Zamanı dilimle ben üfledikten sonra.
9…
Açığa çıktın düşlerimde…
Çam ağaçlarının kokusunu,
Zeytin ağaçlarının kokusunu,
Kendi kokunu,
Köpeklerin ve balıkların kokusunu,
Barışın, sevişmenin, sadakatin ve vicdanın kokusunu…
Bilinçaltının buz gibi odalarına hapis ettiğin dünyanın,
Ekranın kırıldı sonunda.
Ve
Kanata kanata sözünü kesti.
0…
Sıfır noktamızda verilen mesajların üzerini kırmızı çizgilerle çizerek
Hapishaneleri kaldırmış mı olduk akıl defterlerimizden.
Özgürlük dediysek dudaklarımız birdi
Parmaklıkları anlamadık biz,
Resimleri ve kokuları da...
Ekran karardı fakat gece olmadı
Biz olamadık daha
Dur hemen çıkarma
10…
Birdik ve artık yanımızda sıfır var
Kabul ediyorum iyi içiyorsun
Damarlarında dolaşırken ben
Neden?

8 comments:

. said...

çok güzeldi:)

Manusal said...

Ya bana bunlarala gelmeyin aklınızdan başka şeyler geçti biliyorum give it to me babe.
Hele sen masal öyle şeyler söyleki bağdaş kurup dinleyeyim.

. said...

Nasıl yani,güzeldi işte.
Ben genelde okuduğum yazıları bir özneye yükleyerek algılamaya çalışıyorum.En büyük hata budur.Algıda yanılmalara yol açar.

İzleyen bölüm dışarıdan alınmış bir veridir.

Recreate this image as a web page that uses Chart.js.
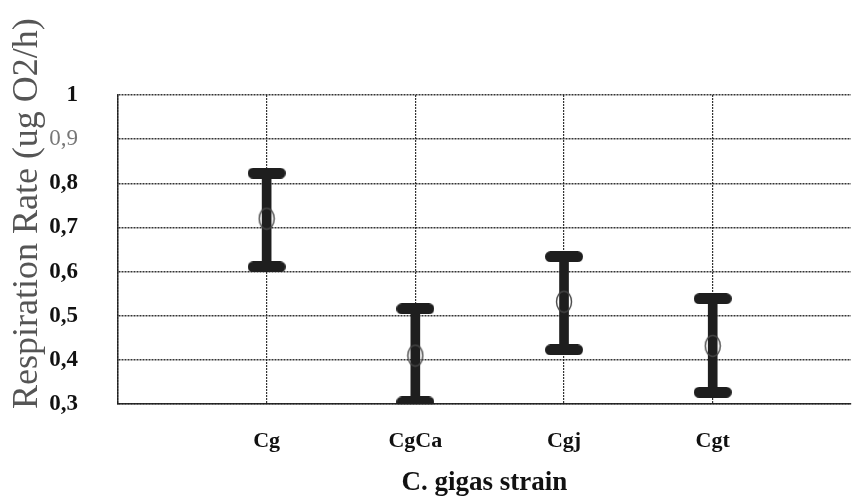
<!DOCTYPE html>
<html>
<head>
<meta charset="utf-8">
<script src="https://cdn.jsdelivr.net/npm/chart.js@4.4.1/dist/chart.umd.min.js"></script>
<style>
  html, body { margin: 0; padding: 0; background: #fff; overflow: hidden; }
  #wrap { width: 856px; height: 501px; position: relative; overflow: hidden; }
  canvas { display: block; }
</style>
</head>
<body>
<div id="wrap"><canvas id="myChart"></canvas></div>
<script>
// values
var categories = ['Cg', 'CgCa', 'Cgj', 'Cgt'];
var means = [0.72, 0.41, 0.532, 0.432];
var upper = [0.823, 0.516, 0.634, 0.539];
var lower = [0.611, 0.305, 0.423, 0.327];
var yTickLabels = ['0,3', '0,4', '0,5', '0,6', '0,7', '0,8', '0,9', '1'];

function capImage() {
    var c = document.createElement('canvas');
    c.width = 38; c.height = 11;
    var g = c.getContext('2d');
    g.fillStyle = '#1e1e1e';
    g.beginPath();
    g.roundRect(0, 0, 38, 11, 5.5);
    g.fill();
    return c;
}

function meanImage() {
    var c = document.createElement('canvas');
    c.width = 18; c.height = 24;
    var g = c.getContext('2d');
    g.strokeStyle = '#444';
    g.lineWidth = 1.4;
    g.beginPath();
    g.ellipse(9, 12, 7.5, 10.5, 0, 0, Math.PI * 2);
    g.stroke();
    return c;
}

var cap = capImage();
var meanMark = meanImage();

var gridColor = 'rgba(30,30,30,0.9)';
var noTick = 'rgba(0,0,0,0)';

function pts(values) {
    return categories.map(function (c, i) { return { x: i, y: values[i] }; });
}

new Chart(document.getElementById('myChart').getContext('2d'), {
    type: 'bar',
    data: {
        datasets: [
            {
                label: 'range',
                data: categories.map(function (c, i) { return { x: i, y: [lower[i], upper[i]] }; }),
                backgroundColor: '#1e1e1e',
                barThickness: 9,
                order: 3
            },
            { type: 'line', label: 'upper', data: pts(upper), showLine: false, pointStyle: cap, order: 2 },
            { type: 'line', label: 'lower', data: pts(lower), showLine: false, pointStyle: cap, order: 2 },
            { type: 'line', label: 'mean', data: pts(means), showLine: false, pointStyle: meanMark, order: 1 }
        ]
    },
    options: {
        responsive: true,
        maintainAspectRatio: false,
        animation: false,
        layout: { padding: { top: 95, left: 6, right: 0, bottom: 2 } },
        plugins: {
            legend: { display: false },
            tooltip: { enabled: false }
        },
        scales: {
            x: {
                type: 'linear',
                min: -1,
                max: 3.93,
                offset: false,
                grid: {
                    offset: false,
                    color: function (c) { return Number.isInteger(c.tick.value) ? gridColor : 'rgba(0,0,0,0)'; },
                    lineWidth: 1.2,
                    drawTicks: true,
                    tickLength: 24,
                    tickColor: noTick
                },
                border: { display: true, color: gridColor, width: 1.5, dash: [2, 1] },
                ticks: {
                    stepSize: 1,
                    padding: 0,
                    autoSkip: false,
                    maxRotation: 0,
                    callback: function (v) { return categories[v] || ''; },
                    color: '#111',
                    font: { family: 'Liberation Serif', size: 22, weight: 'bold' }
                },
                title: {
                    display: true,
                    text: 'C. gigas strain',
                    color: '#111',
                    padding: { top: 12, bottom: 0 },
                    font: { family: 'Liberation Serif', size: 27, weight: 'bold' }
                }
            },
            y: {
                min: 0.3,
                max: 1,
                grid: {
                    color: gridColor,
                    lineWidth: 1.5,
                    drawTicks: true,
                    tickLength: 40,
                    tickColor: noTick
                },
                border: { display: true, color: gridColor, width: 1.5, dash: [2, 1] },
                ticks: {
                    stepSize: 0.1,
                    padding: 0,
                    callback: function (v, i) { return yTickLabels[i]; },
                    color: function (c) { return c.index === 6 ? '#777' : '#111'; },
                    font: function (c) {
                        return { family: 'Liberation Serif', size: 23, weight: c.index === 6 ? 'normal' : 'bold' };
                    }
                },
                title: {
                    display: true,
                    text: '\u00A0\u00A0\u00A0\u00A0\u00A0\u00A0\u00A0\u00A0Respiration Rate (ug O2/h)',
                    color: '#555',
                    padding: { top: 0, bottom: 0 },
                    font: { family: 'Liberation Serif', size: 36 }
                }
            }
        }
    }
});
</script>
</body>
</html>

Bağdaş kurmayla gerçekleştirdiğin eylemi algılayamadım.Dinlemek için mi?

Manusal said...

Evet dinlemek için bağdaş kurucaktım ama bu özneleştirme işinden kurtulman gerek :)

SeV@L said...

Tecridin görünmez duvarlarına yenik düşmeseydik
sarılacaktık oracıkta.


ben bu satırların altını çizdim.

Manusal said...

Sence altını çizince hapisaneleri kaldırmış oldukmu akıl defterimizden.

G ü n e ş K i t a b e l e r i said...

heee manu'nun bi isyan edesi, hepimize bi çıkışası gelmiş diyorum seval, sen ne dersin :)
Manum, canım biz de sendeniz ama hayatla kavganı sevmiyorum.
İnsanların bir olması ve biz olması için kelimelerden daha fazlasına ihtiyaç var.
Dahası, daha fazla sana ihtiyaç var.
Ve sen ancak kendini sadeleştirebildiğinde karşındakinin diline dokunabilirsin dilinle. İnsan basit hatlardan oluşur ama entellektüel karıştırır onu huzursuzluğun ve memnuniyetsizliğin şehvetiyle...

Manusal said...

cansu hanım yanlıs yerden yakmışsınız sigarayı ya da o kadar kötü ki sana ulaşamadı.